Reagan may have been overloaded with facts and figures during preparations for the first debate. For the second, he’ll change strategy to be himself.
“He’s an awfully good debater, say I, having been done in by him. And I’m a pretty good debater,” Bush said, making a compliment out of what might have been the beginning of the end of his presidential hopes in 1980, a debate in New Hampshire that catapulted Reagan to victory in the nation’s first primary and the road to the nomination. Even though he had denounced Reagan’s proposed supply side economics as “voodoo economics” during the primaries, Reagan eventually chose him as his running mate and Bush was a loyal member of the administration.
The Reagan-Bush ticket captured Washington again in 1984, but without the coattails. Four years later, Bush was seeking the nomination, promising to continue many of the administration’s policies but calling for a “kinder, gentler nation.”
He didn’t have a clear field, facing Kansas Sen. Bob Dole, televangelist Pat Robertson and others in the early primaries and caucuses. Washington Republicans picked their nominee through the caucus system then, and energized evangelical Christians flocked to the caucuses for Robertson in Spokane and around the state.
Washington’s delegation to the 1988 Republican convention was dominated by Robertson delegates. It was at that gathering that Bush uttered two of his most famous statements: Describing the country as “a thousand points of light” and promising to tell Congress “Read my lips, no new taxes.”

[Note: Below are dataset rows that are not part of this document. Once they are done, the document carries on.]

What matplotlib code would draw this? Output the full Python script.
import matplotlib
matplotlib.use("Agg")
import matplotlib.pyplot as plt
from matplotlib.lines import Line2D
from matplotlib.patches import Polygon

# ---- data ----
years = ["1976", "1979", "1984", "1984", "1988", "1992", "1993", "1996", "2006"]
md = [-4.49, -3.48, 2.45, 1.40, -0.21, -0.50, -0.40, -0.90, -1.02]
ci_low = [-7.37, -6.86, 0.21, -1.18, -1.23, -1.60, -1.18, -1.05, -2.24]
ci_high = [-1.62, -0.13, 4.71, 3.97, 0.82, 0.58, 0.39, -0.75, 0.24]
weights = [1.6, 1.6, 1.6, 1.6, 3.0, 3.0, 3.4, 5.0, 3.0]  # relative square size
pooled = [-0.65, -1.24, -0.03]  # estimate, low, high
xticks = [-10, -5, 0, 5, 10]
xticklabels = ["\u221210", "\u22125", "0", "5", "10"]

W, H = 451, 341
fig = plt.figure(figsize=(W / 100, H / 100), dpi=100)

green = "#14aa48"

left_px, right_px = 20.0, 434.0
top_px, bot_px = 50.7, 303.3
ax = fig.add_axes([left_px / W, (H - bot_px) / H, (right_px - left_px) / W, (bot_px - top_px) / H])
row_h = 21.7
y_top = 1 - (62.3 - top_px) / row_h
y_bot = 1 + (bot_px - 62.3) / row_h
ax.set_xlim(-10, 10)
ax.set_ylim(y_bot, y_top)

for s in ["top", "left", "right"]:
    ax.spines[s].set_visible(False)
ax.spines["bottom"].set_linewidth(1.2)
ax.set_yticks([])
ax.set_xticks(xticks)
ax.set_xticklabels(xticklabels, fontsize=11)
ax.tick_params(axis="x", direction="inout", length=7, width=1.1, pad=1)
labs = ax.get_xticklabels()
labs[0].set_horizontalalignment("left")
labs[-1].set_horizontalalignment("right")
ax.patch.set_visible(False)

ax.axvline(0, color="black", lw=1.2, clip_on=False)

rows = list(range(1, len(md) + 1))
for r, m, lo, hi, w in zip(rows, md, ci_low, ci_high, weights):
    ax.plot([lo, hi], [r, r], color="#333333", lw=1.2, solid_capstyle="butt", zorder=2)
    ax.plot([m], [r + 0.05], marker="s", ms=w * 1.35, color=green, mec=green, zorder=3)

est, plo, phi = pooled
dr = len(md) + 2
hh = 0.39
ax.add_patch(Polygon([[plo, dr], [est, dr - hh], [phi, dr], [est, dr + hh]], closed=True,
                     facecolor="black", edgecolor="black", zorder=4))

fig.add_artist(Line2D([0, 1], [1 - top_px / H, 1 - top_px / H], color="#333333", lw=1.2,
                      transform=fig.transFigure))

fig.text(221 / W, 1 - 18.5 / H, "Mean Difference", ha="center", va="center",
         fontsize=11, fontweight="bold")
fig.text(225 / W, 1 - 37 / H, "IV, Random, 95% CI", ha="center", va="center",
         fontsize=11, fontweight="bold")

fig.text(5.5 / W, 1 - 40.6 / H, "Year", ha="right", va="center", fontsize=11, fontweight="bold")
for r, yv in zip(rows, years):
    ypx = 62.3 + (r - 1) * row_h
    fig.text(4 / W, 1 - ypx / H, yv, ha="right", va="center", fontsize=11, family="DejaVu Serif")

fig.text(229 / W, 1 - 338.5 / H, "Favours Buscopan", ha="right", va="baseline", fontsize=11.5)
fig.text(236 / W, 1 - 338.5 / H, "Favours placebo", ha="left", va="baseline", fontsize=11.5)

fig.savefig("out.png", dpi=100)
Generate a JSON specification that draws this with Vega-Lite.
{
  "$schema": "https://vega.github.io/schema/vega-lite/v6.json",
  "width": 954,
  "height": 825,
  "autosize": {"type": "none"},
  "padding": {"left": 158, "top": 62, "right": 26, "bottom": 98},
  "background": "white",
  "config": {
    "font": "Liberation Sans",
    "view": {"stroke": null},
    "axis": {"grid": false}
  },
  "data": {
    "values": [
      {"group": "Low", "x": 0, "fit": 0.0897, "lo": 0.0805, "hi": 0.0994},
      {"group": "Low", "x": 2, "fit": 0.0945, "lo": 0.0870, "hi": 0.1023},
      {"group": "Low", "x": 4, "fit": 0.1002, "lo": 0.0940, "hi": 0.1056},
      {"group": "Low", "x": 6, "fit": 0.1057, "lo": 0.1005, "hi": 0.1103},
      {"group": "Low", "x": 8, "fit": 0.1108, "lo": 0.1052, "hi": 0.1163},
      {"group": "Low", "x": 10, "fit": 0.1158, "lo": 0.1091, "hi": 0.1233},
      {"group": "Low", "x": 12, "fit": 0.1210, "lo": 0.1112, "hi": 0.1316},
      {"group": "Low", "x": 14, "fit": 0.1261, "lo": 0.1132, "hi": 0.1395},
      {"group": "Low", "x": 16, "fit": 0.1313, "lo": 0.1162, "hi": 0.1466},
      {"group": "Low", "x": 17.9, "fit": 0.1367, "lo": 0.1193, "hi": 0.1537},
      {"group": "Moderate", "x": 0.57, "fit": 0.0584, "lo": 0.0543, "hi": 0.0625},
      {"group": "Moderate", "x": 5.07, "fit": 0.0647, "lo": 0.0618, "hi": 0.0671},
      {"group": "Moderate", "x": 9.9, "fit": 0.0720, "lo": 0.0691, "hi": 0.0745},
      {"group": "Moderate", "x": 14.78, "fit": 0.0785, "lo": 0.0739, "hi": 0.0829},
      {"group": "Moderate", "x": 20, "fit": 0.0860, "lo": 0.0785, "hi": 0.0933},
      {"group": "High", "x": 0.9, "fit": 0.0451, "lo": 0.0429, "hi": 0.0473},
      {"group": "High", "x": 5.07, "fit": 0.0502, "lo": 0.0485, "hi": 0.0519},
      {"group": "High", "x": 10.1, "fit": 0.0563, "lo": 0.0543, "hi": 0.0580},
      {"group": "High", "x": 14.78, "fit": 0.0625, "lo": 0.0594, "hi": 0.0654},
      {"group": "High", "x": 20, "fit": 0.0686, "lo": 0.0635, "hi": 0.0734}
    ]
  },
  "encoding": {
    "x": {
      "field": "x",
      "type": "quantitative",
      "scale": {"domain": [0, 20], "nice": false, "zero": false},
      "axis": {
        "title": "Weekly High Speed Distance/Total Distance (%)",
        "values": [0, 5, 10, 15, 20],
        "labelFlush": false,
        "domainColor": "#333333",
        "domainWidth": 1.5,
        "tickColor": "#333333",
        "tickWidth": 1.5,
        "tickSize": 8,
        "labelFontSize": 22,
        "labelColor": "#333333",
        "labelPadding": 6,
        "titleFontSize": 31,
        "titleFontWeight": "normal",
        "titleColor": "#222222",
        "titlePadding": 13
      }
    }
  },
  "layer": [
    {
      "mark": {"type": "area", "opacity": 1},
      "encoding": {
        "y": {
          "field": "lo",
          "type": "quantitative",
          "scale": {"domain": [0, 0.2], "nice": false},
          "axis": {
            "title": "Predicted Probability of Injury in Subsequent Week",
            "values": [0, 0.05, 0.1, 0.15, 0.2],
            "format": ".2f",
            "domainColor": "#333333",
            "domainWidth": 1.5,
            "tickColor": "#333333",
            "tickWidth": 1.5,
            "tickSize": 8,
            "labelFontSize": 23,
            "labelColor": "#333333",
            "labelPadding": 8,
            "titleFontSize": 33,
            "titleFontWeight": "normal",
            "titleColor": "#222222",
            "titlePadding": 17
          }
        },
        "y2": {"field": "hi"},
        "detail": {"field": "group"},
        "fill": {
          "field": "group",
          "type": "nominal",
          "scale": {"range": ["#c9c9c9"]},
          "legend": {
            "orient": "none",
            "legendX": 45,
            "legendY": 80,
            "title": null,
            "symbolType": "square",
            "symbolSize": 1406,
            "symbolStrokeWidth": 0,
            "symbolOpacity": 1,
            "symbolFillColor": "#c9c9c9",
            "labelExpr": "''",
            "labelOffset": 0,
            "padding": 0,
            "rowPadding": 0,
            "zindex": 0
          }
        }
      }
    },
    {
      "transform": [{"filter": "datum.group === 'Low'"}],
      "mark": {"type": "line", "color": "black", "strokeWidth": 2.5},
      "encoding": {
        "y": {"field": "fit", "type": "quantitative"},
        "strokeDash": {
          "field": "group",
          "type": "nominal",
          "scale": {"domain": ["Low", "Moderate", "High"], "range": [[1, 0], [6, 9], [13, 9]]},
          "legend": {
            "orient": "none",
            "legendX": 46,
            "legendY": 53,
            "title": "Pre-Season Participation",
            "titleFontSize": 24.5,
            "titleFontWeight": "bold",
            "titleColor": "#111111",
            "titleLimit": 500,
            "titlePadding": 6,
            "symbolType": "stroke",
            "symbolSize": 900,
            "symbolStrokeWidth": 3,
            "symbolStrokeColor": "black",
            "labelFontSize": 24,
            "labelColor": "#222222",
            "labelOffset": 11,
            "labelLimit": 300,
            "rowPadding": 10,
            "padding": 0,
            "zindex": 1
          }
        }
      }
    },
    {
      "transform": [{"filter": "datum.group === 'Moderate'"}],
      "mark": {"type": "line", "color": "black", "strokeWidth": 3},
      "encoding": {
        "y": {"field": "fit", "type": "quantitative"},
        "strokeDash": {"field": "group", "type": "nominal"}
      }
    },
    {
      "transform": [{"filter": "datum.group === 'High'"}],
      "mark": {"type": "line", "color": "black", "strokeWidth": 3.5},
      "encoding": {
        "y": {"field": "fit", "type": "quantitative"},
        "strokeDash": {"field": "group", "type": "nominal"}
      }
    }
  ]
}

Four days after the convention, Bush was again in Spokane, again at Riverfront Park, for a rally on a hot August afternoon. He, his wife, Barbara, and a group of children rode the park train, the Spokane Falls Choo-Choo, to the stage where he talked of patriotism, being strong on defense and tough on drugs, and repeated the “Read my lips” line. The crowd joined him in the refrain. He promised to clean up the environment but steered clear of the biggest regional environmental issue of the time, the problems with nuclear waste at the Hanford Nuclear Reservation.
Spokane was a busy crossroads for the campaign that year. His opponent Michael Dukakis came to Spokane a few days later, and a few days before the election. Dukakis won the city. Bush won the county and most of Eastern Washington. Dukakis won the state. Bush won the White House.
Nine months after taking office, Bush made another trip to Spokane and Riverfront Park for a show of bipartisan comity with Foley and the Democratic Congress. Arriving on Air Force One, Bush brought an elm sapling that had come from a tree at the White House planted by John Quincy Adams.
The two “planted” the tree – actually they shoveled a bit of dirt into a pre-dug hole – in the park near the newly opened Centennial Trail, and weaved calls of clean air and water with the celebration for the state’s 100th anniversary of statehood and the 15th anniversary of the environmentally themed world’s fair that gave birth to the park. An estimated 20,000 people attended the ceremony.
The night before, Bush and Foley had dined with a few others at Patsy Clark’s restaurant in Browne’s Addition. Bush paid the tab with a check, but after he left co-owner Tony Anderson said he was going to frame it and put it on the wall rather than cash it.
When Bush read about that in The Spokesman-Review the next morning, he sent the cash to cover the bill and a tip to the restaurant before he left town, with an additional note to thank the waitress who had explained she had no idea she’d be serving the president until she showed up to work that night.
For his 1992 re-election campaign, Bush got a challenge in the Washington precinct caucuses from conservative television commentator Pat Buchanan but easily won the state’s delegates. By the summer he was locked in a three-way race with Democrat Bill Clinton and independent Ross Perot.
That September, he flew into Spokane International Airport, then helicoptered to Colville, for a rally at the Vaagen Bros. Lumber Co. in front of a crowd of about 7,000. He promised cheering mill workers, loggers, their families and neighbors he’d work to change the Endangered Species Act to put them ahead of the spotted owl as the nation tried to solve the region’s timber problems.
It was a campaign stop tailor-made for the evening news shows, with Bush speaking from a podium of freshly milled timber and a well-loaded logging truck in the background. But it wasn’t that well-researched by the campaign’s advance team. There never were any spotted owls in the nearby Colville National Forest. At one point in his speech, Bush referred to Forks, Washington, a community that was hard hit by the spotted owl rules for old-growth timber, as “not far from here.” Forks is about 445 miles from Colville.
Bush carried Stevens County and some of Washington’s rural counties. Clinton took Spokane County along with much of the Puget Sound and won Washington on the way to the White House.
As a former president, he returned to Spokane in 2000, a proud father campaigning for his son. It was just days before the election, and days after a story broke about George W. Bush having a 1976 conviction for a DUI.
“Four days before the election? Come on,” the elder Bush told the crowd, adding that George W. had apologized for his mistakes and would “restore the honor and respect the presidency deserves.”
Somewhat freed from the heavy policy speeches of a candidate, he got laughs with some one-liners, including a dig at Democratic candidate Al Gore and reports that he’d raised money during a visit to a Buddhist temple, by framing it as a “compliment” to running mate Joe Lieberman. “The thing I like about Joe is he gives to the temple. Very different than Gore.”
He explained he was campaigning without his wife, Barbara, who was back home in Texas “hopefully not going too ballistic” before the election. The mention of her name brought a roar from the crowd, which brought an expression of mock surprise from Bush.
“I was president for heaven’s sakes,” he joked.